From a review by Jonathan Fenby of the book by Henrik Bering titled The General: Charles de Gaulle and the France He Saved, Hoover Institution, Stanford University, Policy Review 177, February 1
De Gaulle seemed to be permanently involved in a two-front war: “a public war against Vichy and the Germans, and a private war against the British Admiralty, the Air Ministry, the War Office, the Intelligence Service, the Foreign Office, the Prime Minister, the U.S. State Department, and the president of the United States.”
One of his advisers noted “the General must constantly be reminded that our main enemy is Germany. If he would follow his own inclination, it would be England….”

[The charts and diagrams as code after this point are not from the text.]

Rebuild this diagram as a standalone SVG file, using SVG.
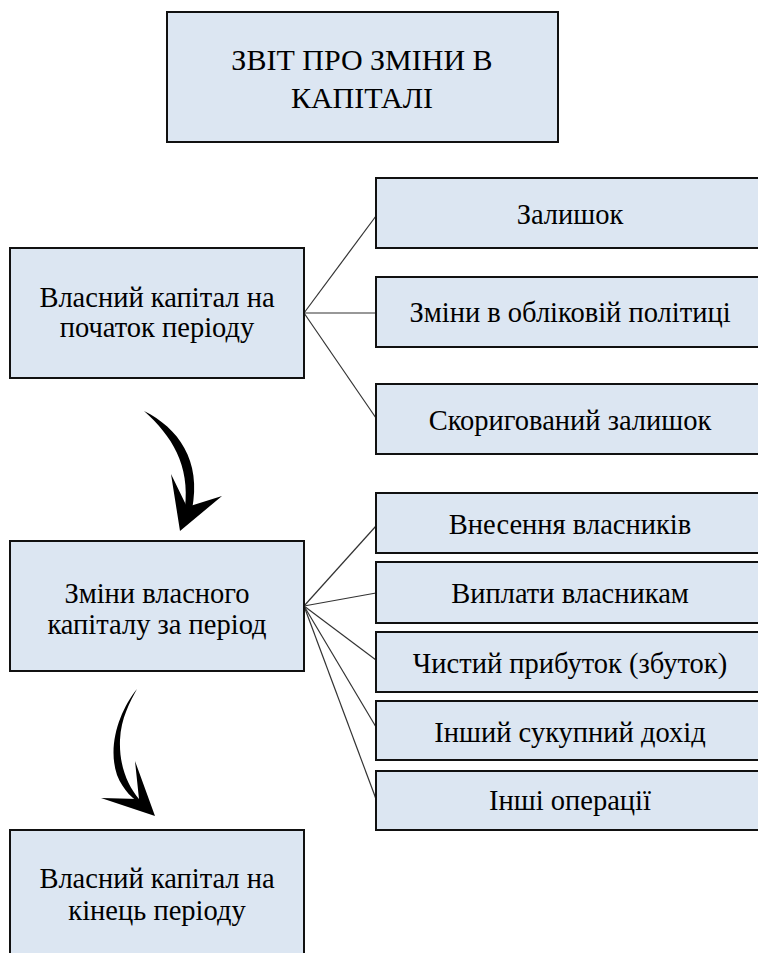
<svg xmlns="http://www.w3.org/2000/svg" width="758" height="953" viewBox="0 0 758 953">
<style>
.box{fill:#dce6f2;stroke:#111;stroke-width:2}
.c{stroke:#333;stroke-width:1.2;fill:none}
.arr{fill:#000;stroke:none}
</style>
<rect width="758" height="953" fill="#fff"/>
<g id="connectors">
<line class="c" x1="304" y1="313" x2="376" y2="216"/>
<line class="c" x1="304" y1="313" x2="376" y2="313"/>
<line class="c" x1="304" y1="313" x2="376" y2="418"/>
<line class="c" x1="304" y1="606" x2="376" y2="526"/>
<line class="c" x1="304" y1="606" x2="376" y2="593"/>
<line class="c" x1="304" y1="606" x2="376" y2="660"/>
<line class="c" x1="304" y1="606" x2="376" y2="727"/>
<line class="c" x1="304" y1="606" x2="376" y2="799"/>
<path class="arr" d="M144,411 C178,428 202,460 192,510 L185,508 C190,465 172,436 144,411 Z"/>
<path class="arr" d="M171,474 L187,507 L222,496 L180,531 Z"/>
<path class="arr" d="M137,689 C120,710 107,745 117,775 C123,790 133,800 145,806 L139,799 C128,786 119,766 120,740 C121,718 130,702 137,689 Z"/>
<path class="arr" d="M135,761 L155,816 L101,798 L139,799 Z"/>
</g>
<g id="title">
<rect class="box" x="167" y="12" width="391" height="130"/>
<text x="362" y="70" font-size="30" font-family="Liberation Serif, serif" text-anchor="middle">ЗВІТ ПРО ЗМІНИ В</text>
<text x="362" y="108" font-size="30" font-family="Liberation Serif, serif" text-anchor="middle">КАПІТАЛІ</text>
</g>
<g id="start">
<rect class="box" x="10" y="248" width="294" height="130"/>
<text x="157" y="307" font-size="28.5" font-family="Liberation Serif, serif" text-anchor="middle">Власний капітал на</text>
<text x="157" y="337" font-size="28.5" font-family="Liberation Serif, serif" text-anchor="middle">початок періоду</text>
</g>
<g id="changes">
<rect class="box" x="10" y="541" width="294" height="130"/>
<text x="157" y="603" font-size="28.5" font-family="Liberation Serif, serif" text-anchor="middle">Зміни власного</text>
<text x="157" y="634" font-size="28.5" font-family="Liberation Serif, serif" text-anchor="middle">капіталу за період</text>
</g>
<g id="end">
<rect class="box" x="10" y="830" width="294" height="140"/>
<text x="157" y="888" font-size="28.5" font-family="Liberation Serif, serif" text-anchor="middle">Власний капітал на</text>
<text x="157" y="920" font-size="28.5" font-family="Liberation Serif, serif" text-anchor="middle">кінець періоду</text>
</g>
<g id="balance">
<rect class="box" x="376" y="178" width="392" height="70"/>
<text x="570" y="224" font-size="28.5" font-family="Liberation Serif, serif" text-anchor="middle">Залишок</text>
</g>
<g id="policy">
<rect class="box" x="376" y="277" width="392" height="70"/>
<text x="570" y="322" font-size="28.5" font-family="Liberation Serif, serif" text-anchor="middle">Зміни в обліковій політиці</text>
</g>
<g id="adjusted">
<rect class="box" x="376" y="384" width="392" height="70"/>
<text x="570" y="430" font-size="28.5" font-family="Liberation Serif, serif" text-anchor="middle">Скоригований залишок</text>
</g>
<g id="contrib">
<rect class="box" x="376" y="493" width="392" height="60"/>
<text x="570" y="534" font-size="28.5" font-family="Liberation Serif, serif" text-anchor="middle">Внесення власників</text>
</g>
<g id="payments">
<rect class="box" x="376" y="562" width="392" height="61"/>
<text x="570" y="603" font-size="28.5" font-family="Liberation Serif, serif" text-anchor="middle">Виплати власникам</text>
</g>
<g id="profit">
<rect class="box" x="376" y="632" width="392" height="60"/>
<text x="570" y="673" font-size="28.5" font-family="Liberation Serif, serif" text-anchor="middle">Чистий прибуток (збуток)</text>
</g>
<g id="oci">
<rect class="box" x="376" y="701" width="392" height="59"/>
<text x="570" y="742" font-size="28.5" font-family="Liberation Serif, serif" text-anchor="middle">Інший сукупний дохід</text>
</g>
<g id="other">
<rect class="box" x="376" y="771" width="392" height="59"/>
<text x="570" y="810" font-size="28.5" font-family="Liberation Serif, serif" text-anchor="middle">Інші операції</text>
</g>
</svg>
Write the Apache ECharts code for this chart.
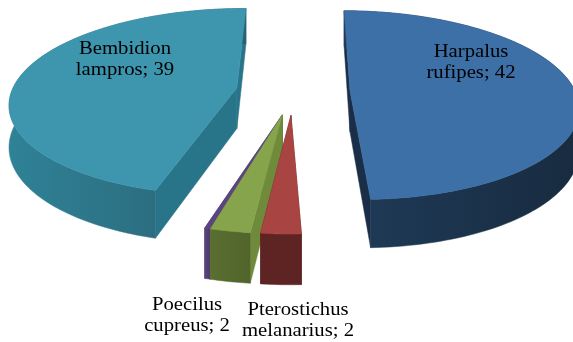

Much less indulgent than Churchill, Roosevelt saw him as a dictator type – “There is no man in which I have less confidence” – and was keen to replace him with General Henri Giraud, but Giraud proved politically inept and lacked popular support. So they were stuck with de Gaulle.
After the invasion, Roosevelt had wanted to place France under military administration but, typically, de Gaulle presented the Allies with a fait accompli by immediately setting up his own administration in Bayeux. And when the Paris insurrection forced Eisenhower to liberate the city rather than bypass it, de Gaulle ordered General Leclerc to rush his tanks to Paris, making it look like the French had liberated themselves.
With some major unacknowledged help from Churchill at the Yalta and Potsdam conferences, to which de Gaulle was not invited, France came out of the war with a permanent seat in the U.N.’s Security Council, its own occupation zone in Germany, and a seat in the Allied Council of Foreign Ministers in Europe, a pretty impressive result.